EXERCISE REQUIREMENTS: Reproduce the lines of the material exactly, excluding every image.

RECORDED DATA:
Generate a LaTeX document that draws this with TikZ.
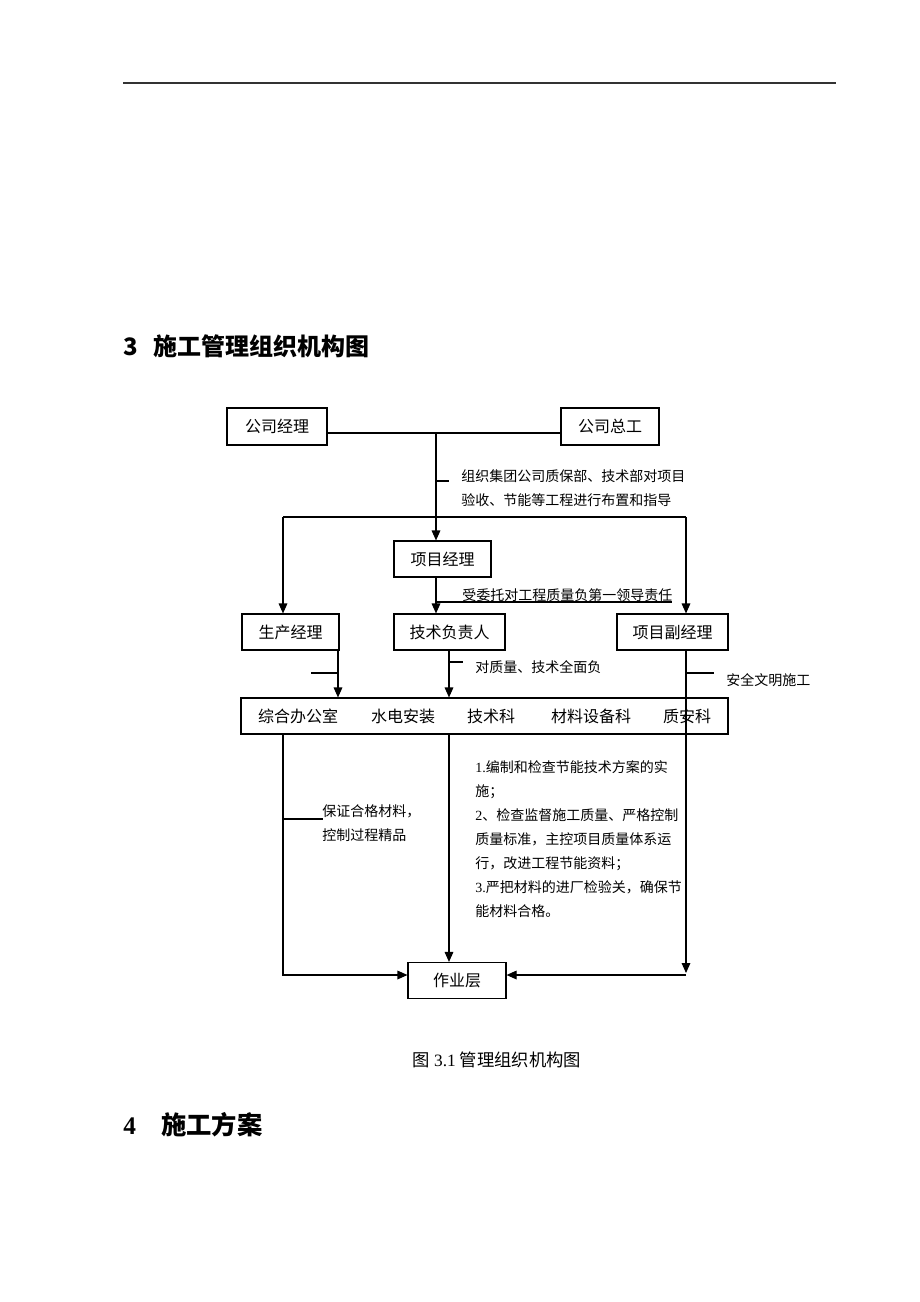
\documentclass[tikz,border=0pt]{standalone}
\usepackage{fontspec}
\setmainfont{Noto Sans CJK SC}
\newfontfamily\tnr{Liberation Serif}
\usetikzlibrary{arrows.meta}
\tikzset{
  bx/.style={draw, line width=0.85pt, inner sep=0pt, font=\fontsize{12}{14}\selectfont},
  lbl/.style={anchor=west, inner sep=0pt, align=left, font=\fontsize{10.5}{18}\selectfont},
  ln/.style={line width=0.85pt},
  arr/.style={line width=0.85pt, -{Triangle[length=7.5pt,width=6.5pt]}},
  hd/.style={anchor=west, inner sep=0pt, font=\fontsize{18}{20}\selectfont\bfseries}
}
\begin{document}
\begin{tikzpicture}[x=0.75pt,y=-0.75pt]
\path[use as bounding box, fill=white] (0,0) rectangle (920,1302);
% top rule
\coordinate (r1) at (123,83);
\coordinate (r2) at (836,83);
\draw[line width=1.1pt, black!80] (r1) -- (r2);
% headings
\node[hd] (h3) at (123,346) {3\hspace{12pt}施工管理组织机构图};
\node[hd, font=\fontsize{19}{21}\selectfont\bfseries] (h4) at (123,1125) {{\tnr 4}\hspace{19pt}施工方案};
\node[inner sep=0pt, font=\fontsize{13}{15}\selectfont] (cap) at (497,1060) {图 {\tnr 3.1} 管理组织机构图};
% boxes
\node[bx, minimum width=100*0.75pt, minimum height=37*0.75pt] (gsjl) at (277,426.5) {公司经理};
\node[bx, minimum width=98*0.75pt, minimum height=37*0.75pt] (gszg) at (610,426.5) {公司总工};
\node[bx, minimum width=97*0.75pt, minimum height=36*0.75pt] (xmjl) at (442.5,559) {项目经理};
\node[bx, minimum width=97*0.75pt, minimum height=36*0.75pt] (scjl) at (290.5,632) {生产经理};
\node[bx, minimum width=111*0.75pt, minimum height=36*0.75pt] (jsfz) at (449.5,632) {技术负责人};
\node[bx, minimum width=111*0.75pt, minimum height=36*0.75pt] (xmfjl) at (672.5,632) {项目副经理};
\node[bx, minimum width=487*0.75pt, minimum height=36*0.75pt] (zh) at (484.5,716) {};
\node[bx, draw=none] (zh1) at (298,716) {综合办公室};
\node[bx, draw=none] (zh2) at (403,716) {水电安装};
\node[bx, draw=none] (zh3) at (491,716) {技术科};
\node[bx, draw=none] (zh4) at (591,716) {材料设备科};
\node[bx, draw=none] (zh5) at (687,716) {质安科};
\node[bx, minimum width=98*0.75pt, minimum height=36*0.75pt] (zyc) at (457,980.5) {作业层};
% labels
\node[lbl] (l1) at (461,488) {组织集团公司质保部、技术部对项目\\验收、节能等工程进行布置和指导};
\node[lbl] (l2) at (462,595) {受委托对工程质量负第一领导责任};
\node[lbl] (l3) at (475,667) {对质量、技术全面负};
\node[lbl] (l4) at (726,680) {安全文明施工};
\node[lbl] (l5) at (322,823.5) {保证合格材料，\\控制过程精品};
\node[lbl] (l6) at (475,839) {{\tnr 1.}编制和检查节能技术方案的实\\施；\\{\tnr 2}、检查监督施工质量、严格控制\\质量标准，主控项目质量体系运\\行，改进工程节能资料；\\{\tnr 3.}严把材料的进厂检验关，确保节\\能材料合格。};
% coordinates
\coordinate (j1) at (436,433);
\coordinate (t1a) at (437,481); \coordinate (t1b) at (449,481);
\coordinate (bl) at (283,517); \coordinate (br) at (686,517);
\coordinate (j2) at (436,602); \coordinate (u2) at (672,602);
\coordinate (s1) at (338,650); \coordinate (s2) at (311,673); \coordinate (s3) at (338,673);
\coordinate (k1) at (449,650); \coordinate (k2) at (449,662); \coordinate (k3) at (463,662);
\coordinate (f1) at (686,650); \coordinate (f2) at (686,673); \coordinate (f3) at (714,673);
\coordinate (f4) at (686,973); \coordinate (f5) at (686,975);
\coordinate (z1) at (283,734); \coordinate (z2) at (283,975);
\coordinate (z3) at (283,819); \coordinate (z4) at (323,819);
\coordinate (m1) at (449,734);
% connectors
\draw[ln] (gsjl.east |- j1) -- (gszg.west |- j1);
\draw[arr] (j1) -- (j1 |- xmjl.north);
\draw[ln] (t1a) -- (t1b);
\draw[ln] (bl) -- (br);
\draw[arr] (bl) -- (bl |- scjl.north);
\draw[arr] (br) -- (br |- xmfjl.north);
\draw[arr] (j1 |- xmjl.south) -- (j1 |- jsfz.north);
\draw[ln] (j2) -- (u2);
\draw[arr] (s1) -- (s1 |- zh.north);
\draw[ln] (s2) -- (s3);
\draw[arr] (k1) -- (k1 |- zh.north);
\draw[ln] (k2) -- (k3);
\draw[arr] (f1) -- (f4);
\draw[ln] (f2) -- (f3);
\draw[arr] (f5) -- (zyc.east |- f5);
\draw[arr] (z1) -- (z2) -- (zyc.west |- z2);
\draw[ln] (z3) -- (z4);
\draw[arr] (m1) -- (m1 |- zyc.north);
\end{tikzpicture}
\end{document}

FULL RESPONSE:
Generate a LaTeX document that draws this with TikZ.
\documentclass[tikz,border=0pt]{standalone}
\usepackage{fontspec}
\setmainfont{Noto Sans CJK SC}
\newfontfamily\tnr{Liberation Serif}
\usetikzlibrary{arrows.meta}
\tikzset{
  bx/.style={draw, line width=0.85pt, inner sep=0pt, font=\fontsize{12}{14}\selectfont},
  lbl/.style={anchor=west, inner sep=0pt, align=left, font=\fontsize{10.5}{18}\selectfont},
  ln/.style={line width=0.85pt},
  arr/.style={line width=0.85pt, -{Triangle[length=7.5pt,width=6.5pt]}},
  hd/.style={anchor=west, inner sep=0pt, font=\fontsize{18}{20}\selectfont\bfseries}
}
\begin{document}
\begin{tikzpicture}[x=0.75pt,y=-0.75pt]
\path[use as bounding box, fill=white] (0,0) rectangle (920,1302);
% top rule
\coordinate (r1) at (123,83);
\coordinate (r2) at (836,83);
\draw[line width=1.1pt, black!80] (r1) -- (r2);
% headings
\node[hd] (h3) at (123,346) {3\hspace{12pt}施工管理组织机构图};
\node[hd, font=\fontsize{19}{21}\selectfont\bfseries] (h4) at (123,1125) {{\tnr 4}\hspace{19pt}施工方案};
\node[inner sep=0pt, font=\fontsize{13}{15}\selectfont] (cap) at (497,1060) {图 {\tnr 3.1} 管理组织机构图};
% boxes
\node[bx, minimum width=100*0.75pt, minimum height=37*0.75pt] (gsjl) at (277,426.5) {公司经理};
\node[bx, minimum width=98*0.75pt, minimum height=37*0.75pt] (gszg) at (610,426.5) {公司总工};
\node[bx, minimum width=97*0.75pt, minimum height=36*0.75pt] (xmjl) at (442.5,559) {项目经理};
\node[bx, minimum width=97*0.75pt, minimum height=36*0.75pt] (scjl) at (290.5,632) {生产经理};
\node[bx, minimum width=111*0.75pt, minimum height=36*0.75pt] (jsfz) at (449.5,632) {技术负责人};
\node[bx, minimum width=111*0.75pt, minimum height=36*0.75pt] (xmfjl) at (672.5,632) {项目副经理};
\node[bx, minimum width=487*0.75pt, minimum height=36*0.75pt] (zh) at (484.5,716) {};
\node[bx, draw=none] (zh1) at (298,716) {综合办公室};
\node[bx, draw=none] (zh2) at (403,716) {水电安装};
\node[bx, draw=none] (zh3) at (491,716) {技术科};
\node[bx, draw=none] (zh4) at (591,716) {材料设备科};
\node[bx, draw=none] (zh5) at (687,716) {质安科};
\node[bx, minimum width=98*0.75pt, minimum height=36*0.75pt] (zyc) at (457,980.5) {作业层};
% labels
\node[lbl] (l1) at (461,488) {组织集团公司质保部、技术部对项目\\验收、节能等工程进行布置和指导};
\node[lbl] (l2) at (462,595) {受委托对工程质量负第一领导责任};
\node[lbl] (l3) at (475,667) {对质量、技术全面负};
\node[lbl] (l4) at (726,680) {安全文明施工};
\node[lbl] (l5) at (322,823.5) {保证合格材料，\\控制过程精品};
\node[lbl] (l6) at (475,839) {{\tnr 1.}编制和检查节能技术方案的实\\施；\\{\tnr 2}、检查监督施工质量、严格控制\\质量标准，主控项目质量体系运\\行，改进工程节能资料；\\{\tnr 3.}严把材料的进厂检验关，确保节\\能材料合格。};
% coordinates
\coordinate (j1) at (436,433);
\coordinate (t1a) at (437,481); \coordinate (t1b) at (449,481);
\coordinate (bl) at (283,517); \coordinate (br) at (686,517);
\coordinate (j2) at (436,602); \coordinate (u2) at (672,602);
\coordinate (s1) at (338,650); \coordinate (s2) at (311,673); \coordinate (s3) at (338,673);
\coordinate (k1) at (449,650); \coordinate (k2) at (449,662); \coordinate (k3) at (463,662);
\coordinate (f1) at (686,650); \coordinate (f2) at (686,673); \coordinate (f3) at (714,673);
\coordinate (f4) at (686,973); \coordinate (f5) at (686,975);
\coordinate (z1) at (283,734); \coordinate (z2) at (283,975);
\coordinate (z3) at (283,819); \coordinate (z4) at (323,819);
\coordinate (m1) at (449,734);
% connectors
\draw[ln] (gsjl.east |- j1) -- (gszg.west |- j1);
\draw[arr] (j1) -- (j1 |- xmjl.north);
\draw[ln] (t1a) -- (t1b);
\draw[ln] (bl) -- (br);
\draw[arr] (bl) -- (bl |- scjl.north);
\draw[arr] (br) -- (br |- xmfjl.north);
\draw[arr] (j1 |- xmjl.south) -- (j1 |- jsfz.north);
\draw[ln] (j2) -- (u2);
\draw[arr] (s1) -- (s1 |- zh.north);
\draw[ln] (s2) -- (s3);
\draw[arr] (k1) -- (k1 |- zh.north);
\draw[ln] (k2) -- (k3);
\draw[arr] (f1) -- (f4);
\draw[ln] (f2) -- (f3);
\draw[arr] (f5) -- (zyc.east |- f5);
\draw[arr] (z1) -- (z2) -- (zyc.west |- z2);
\draw[ln] (z3) -- (z4);
\draw[arr] (m1) -- (m1 |- zyc.north);
\end{tikzpicture}
\end{document}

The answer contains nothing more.